The more we know about who we are trying to work with, the more we can dial in and direct our messages to speak to their hopes, dreams, and desires. In Your Move, Ramit Sethi concurs writing, “Your biggest challenge (is) customer selection. You pick the right customer, you win. You pick the wrong customer, you lose. Focus on helping great people get better.” Choosing customers, like each step in the 4Cs framework, implies a proactive decision on your part. If you don’t choose, you’ll lose. You’ll lose control. You’ll lose the ability to properly serve. Your success is no accident. Neither are many of the problems we’ll encounter.

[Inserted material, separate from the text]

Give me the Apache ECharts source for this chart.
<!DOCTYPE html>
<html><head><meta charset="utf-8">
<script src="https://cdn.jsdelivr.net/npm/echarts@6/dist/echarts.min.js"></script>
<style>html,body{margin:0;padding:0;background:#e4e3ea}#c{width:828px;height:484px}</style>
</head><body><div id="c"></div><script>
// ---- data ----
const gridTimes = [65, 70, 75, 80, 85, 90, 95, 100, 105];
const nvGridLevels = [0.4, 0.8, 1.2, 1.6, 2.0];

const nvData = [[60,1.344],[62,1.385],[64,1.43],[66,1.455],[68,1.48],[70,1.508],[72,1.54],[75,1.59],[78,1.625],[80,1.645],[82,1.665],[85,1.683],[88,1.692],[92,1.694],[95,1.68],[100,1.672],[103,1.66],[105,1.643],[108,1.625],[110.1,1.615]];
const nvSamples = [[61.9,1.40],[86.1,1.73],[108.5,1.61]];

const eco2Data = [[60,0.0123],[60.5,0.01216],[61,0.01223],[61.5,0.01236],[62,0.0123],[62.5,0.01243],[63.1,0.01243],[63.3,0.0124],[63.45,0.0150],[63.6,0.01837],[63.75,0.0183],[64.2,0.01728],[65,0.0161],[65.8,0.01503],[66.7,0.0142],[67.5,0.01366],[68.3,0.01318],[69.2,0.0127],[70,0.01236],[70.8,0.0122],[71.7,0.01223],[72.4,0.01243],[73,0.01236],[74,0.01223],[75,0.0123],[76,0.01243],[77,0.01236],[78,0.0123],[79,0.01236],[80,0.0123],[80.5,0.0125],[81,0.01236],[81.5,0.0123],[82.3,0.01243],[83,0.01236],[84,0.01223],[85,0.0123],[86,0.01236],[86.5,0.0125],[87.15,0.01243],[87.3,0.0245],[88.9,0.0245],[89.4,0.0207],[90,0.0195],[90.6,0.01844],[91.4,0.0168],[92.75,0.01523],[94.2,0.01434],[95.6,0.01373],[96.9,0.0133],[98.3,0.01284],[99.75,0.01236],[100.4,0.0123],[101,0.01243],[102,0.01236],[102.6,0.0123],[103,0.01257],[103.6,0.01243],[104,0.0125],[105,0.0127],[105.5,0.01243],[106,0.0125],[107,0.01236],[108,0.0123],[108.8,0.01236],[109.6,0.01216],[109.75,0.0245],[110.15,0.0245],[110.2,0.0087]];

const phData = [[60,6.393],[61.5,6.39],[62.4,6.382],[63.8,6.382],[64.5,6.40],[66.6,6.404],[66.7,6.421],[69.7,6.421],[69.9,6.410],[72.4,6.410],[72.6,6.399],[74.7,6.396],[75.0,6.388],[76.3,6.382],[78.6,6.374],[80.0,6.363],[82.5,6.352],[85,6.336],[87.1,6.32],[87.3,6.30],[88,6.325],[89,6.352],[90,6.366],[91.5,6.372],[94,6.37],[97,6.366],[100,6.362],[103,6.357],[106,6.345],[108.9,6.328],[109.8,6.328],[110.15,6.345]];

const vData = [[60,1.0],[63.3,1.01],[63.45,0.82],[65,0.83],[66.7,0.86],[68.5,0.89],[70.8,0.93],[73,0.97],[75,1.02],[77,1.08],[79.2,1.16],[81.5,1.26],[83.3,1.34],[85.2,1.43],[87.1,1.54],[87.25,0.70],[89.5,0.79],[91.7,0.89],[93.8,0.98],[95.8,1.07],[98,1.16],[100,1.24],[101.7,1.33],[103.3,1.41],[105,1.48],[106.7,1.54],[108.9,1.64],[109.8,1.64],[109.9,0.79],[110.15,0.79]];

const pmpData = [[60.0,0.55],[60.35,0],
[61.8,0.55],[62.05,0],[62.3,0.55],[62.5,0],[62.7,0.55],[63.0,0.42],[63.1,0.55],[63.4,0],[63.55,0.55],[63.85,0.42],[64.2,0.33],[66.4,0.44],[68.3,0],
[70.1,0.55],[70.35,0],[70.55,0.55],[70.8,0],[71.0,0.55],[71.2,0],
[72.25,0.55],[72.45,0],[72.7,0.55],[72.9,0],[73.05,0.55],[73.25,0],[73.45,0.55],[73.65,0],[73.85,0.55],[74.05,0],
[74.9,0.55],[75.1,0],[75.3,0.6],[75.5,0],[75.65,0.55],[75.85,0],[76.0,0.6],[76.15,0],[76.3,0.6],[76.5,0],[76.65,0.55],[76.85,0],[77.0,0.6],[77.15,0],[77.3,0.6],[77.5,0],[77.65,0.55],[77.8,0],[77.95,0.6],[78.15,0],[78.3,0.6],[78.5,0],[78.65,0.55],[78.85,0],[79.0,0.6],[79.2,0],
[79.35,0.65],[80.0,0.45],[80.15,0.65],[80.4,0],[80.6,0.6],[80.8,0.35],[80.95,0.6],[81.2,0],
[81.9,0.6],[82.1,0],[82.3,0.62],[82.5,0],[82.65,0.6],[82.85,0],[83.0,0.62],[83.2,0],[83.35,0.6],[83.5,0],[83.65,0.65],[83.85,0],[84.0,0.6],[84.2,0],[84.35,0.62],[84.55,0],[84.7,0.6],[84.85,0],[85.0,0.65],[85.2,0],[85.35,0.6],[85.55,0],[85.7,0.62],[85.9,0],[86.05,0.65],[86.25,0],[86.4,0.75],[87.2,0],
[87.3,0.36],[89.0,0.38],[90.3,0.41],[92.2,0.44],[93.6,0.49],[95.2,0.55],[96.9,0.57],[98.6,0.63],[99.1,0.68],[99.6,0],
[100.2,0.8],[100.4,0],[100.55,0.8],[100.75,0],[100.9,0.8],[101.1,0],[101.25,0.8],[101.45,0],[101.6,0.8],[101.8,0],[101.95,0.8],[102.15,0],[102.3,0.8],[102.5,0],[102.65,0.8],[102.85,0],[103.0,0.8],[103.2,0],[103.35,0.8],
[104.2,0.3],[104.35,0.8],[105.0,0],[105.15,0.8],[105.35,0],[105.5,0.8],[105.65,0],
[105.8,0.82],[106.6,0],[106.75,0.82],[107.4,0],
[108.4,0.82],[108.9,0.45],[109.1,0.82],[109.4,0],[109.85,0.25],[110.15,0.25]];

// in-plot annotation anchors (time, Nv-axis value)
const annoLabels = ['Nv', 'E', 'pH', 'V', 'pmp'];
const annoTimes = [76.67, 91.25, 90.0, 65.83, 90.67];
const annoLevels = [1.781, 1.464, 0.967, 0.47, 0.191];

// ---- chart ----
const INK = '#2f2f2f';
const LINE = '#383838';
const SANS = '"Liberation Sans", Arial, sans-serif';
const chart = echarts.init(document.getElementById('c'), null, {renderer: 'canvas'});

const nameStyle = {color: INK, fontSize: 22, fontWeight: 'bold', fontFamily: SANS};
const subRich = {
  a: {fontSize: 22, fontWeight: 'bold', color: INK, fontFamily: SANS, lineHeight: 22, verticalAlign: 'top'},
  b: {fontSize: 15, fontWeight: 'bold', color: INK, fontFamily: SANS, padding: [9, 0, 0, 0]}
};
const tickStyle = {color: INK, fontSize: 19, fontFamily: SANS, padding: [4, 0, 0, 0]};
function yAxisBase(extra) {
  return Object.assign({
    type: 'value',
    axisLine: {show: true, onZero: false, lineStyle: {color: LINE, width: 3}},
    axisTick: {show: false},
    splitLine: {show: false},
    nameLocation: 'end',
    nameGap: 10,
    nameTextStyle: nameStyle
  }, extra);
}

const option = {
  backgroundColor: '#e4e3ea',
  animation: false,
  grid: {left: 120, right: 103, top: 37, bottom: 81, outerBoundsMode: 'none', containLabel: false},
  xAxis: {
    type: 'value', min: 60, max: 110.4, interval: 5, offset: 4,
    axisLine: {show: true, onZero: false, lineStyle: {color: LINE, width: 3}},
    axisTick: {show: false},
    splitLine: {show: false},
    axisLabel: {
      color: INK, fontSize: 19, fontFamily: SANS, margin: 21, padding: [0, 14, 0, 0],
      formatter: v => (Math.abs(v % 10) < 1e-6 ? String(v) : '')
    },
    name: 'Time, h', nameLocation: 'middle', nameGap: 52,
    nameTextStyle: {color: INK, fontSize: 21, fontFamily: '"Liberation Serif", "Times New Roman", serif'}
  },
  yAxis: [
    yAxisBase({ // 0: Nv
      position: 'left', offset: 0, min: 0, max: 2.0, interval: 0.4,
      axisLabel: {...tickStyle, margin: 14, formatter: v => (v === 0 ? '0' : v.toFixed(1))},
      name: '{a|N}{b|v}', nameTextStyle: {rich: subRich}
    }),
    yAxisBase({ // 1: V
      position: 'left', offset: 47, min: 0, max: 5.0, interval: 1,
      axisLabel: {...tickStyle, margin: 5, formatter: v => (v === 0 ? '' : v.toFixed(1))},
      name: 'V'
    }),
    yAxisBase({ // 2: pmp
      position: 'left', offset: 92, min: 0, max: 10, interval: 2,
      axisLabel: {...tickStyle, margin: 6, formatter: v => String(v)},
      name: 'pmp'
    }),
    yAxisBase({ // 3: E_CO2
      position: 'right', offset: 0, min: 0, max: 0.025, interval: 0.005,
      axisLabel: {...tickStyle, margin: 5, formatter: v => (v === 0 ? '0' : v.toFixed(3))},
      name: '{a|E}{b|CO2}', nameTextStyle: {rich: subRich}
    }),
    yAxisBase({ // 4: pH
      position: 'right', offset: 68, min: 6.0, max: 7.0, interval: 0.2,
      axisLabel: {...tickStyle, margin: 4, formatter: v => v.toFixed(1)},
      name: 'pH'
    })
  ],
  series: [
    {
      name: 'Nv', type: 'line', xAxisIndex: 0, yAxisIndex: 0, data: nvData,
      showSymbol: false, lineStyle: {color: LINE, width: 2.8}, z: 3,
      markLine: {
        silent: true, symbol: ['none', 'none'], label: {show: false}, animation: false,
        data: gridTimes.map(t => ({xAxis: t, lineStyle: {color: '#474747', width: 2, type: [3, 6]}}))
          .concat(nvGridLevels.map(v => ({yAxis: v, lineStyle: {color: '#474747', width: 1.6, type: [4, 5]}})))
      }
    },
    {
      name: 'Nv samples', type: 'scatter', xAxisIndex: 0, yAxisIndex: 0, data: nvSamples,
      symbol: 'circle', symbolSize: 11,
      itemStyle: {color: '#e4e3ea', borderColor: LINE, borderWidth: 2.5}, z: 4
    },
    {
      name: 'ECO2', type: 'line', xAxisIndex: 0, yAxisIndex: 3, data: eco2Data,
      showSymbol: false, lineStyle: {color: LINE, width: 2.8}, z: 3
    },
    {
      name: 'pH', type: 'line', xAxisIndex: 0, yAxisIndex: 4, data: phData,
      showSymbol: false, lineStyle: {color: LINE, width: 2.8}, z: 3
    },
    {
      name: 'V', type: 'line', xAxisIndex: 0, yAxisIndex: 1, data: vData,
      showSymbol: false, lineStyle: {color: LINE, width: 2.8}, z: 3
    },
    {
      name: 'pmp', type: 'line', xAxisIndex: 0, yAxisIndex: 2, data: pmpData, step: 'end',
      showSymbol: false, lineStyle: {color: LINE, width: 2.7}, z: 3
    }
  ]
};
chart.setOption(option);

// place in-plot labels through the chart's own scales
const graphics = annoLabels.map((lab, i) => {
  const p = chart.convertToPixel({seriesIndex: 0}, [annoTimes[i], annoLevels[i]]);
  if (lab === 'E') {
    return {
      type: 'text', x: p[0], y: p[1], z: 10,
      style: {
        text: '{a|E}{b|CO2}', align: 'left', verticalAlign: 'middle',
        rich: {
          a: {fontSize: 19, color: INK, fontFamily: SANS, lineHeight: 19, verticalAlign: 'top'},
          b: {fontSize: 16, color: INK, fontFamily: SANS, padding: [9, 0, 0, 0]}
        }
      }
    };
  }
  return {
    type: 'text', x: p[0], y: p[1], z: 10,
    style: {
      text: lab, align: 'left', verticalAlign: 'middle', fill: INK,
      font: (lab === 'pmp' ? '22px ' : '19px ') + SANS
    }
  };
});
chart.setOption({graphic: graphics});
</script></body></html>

Take ownership of determining the kinds of people you want to do business with in order to build both marketing efforts, customer service, hiring, training, and other business efforts around being a place that attracts the kinds of people you’re looking to serve. Choosing correctly can become the core of your marketing. When you choose customers wisely and service them well, they find others and introduce them to your business. Birds of a feather flock together and the like-minded like the same things. If you are able to make many in a group happy, others in the same group will come to seek you out. Of our 4Cs of Customer Service, the first, Choose, is the most important. When done well, it clarifies decisions related to each of the remaining three which we look forward to presenting in greater detail in future articles.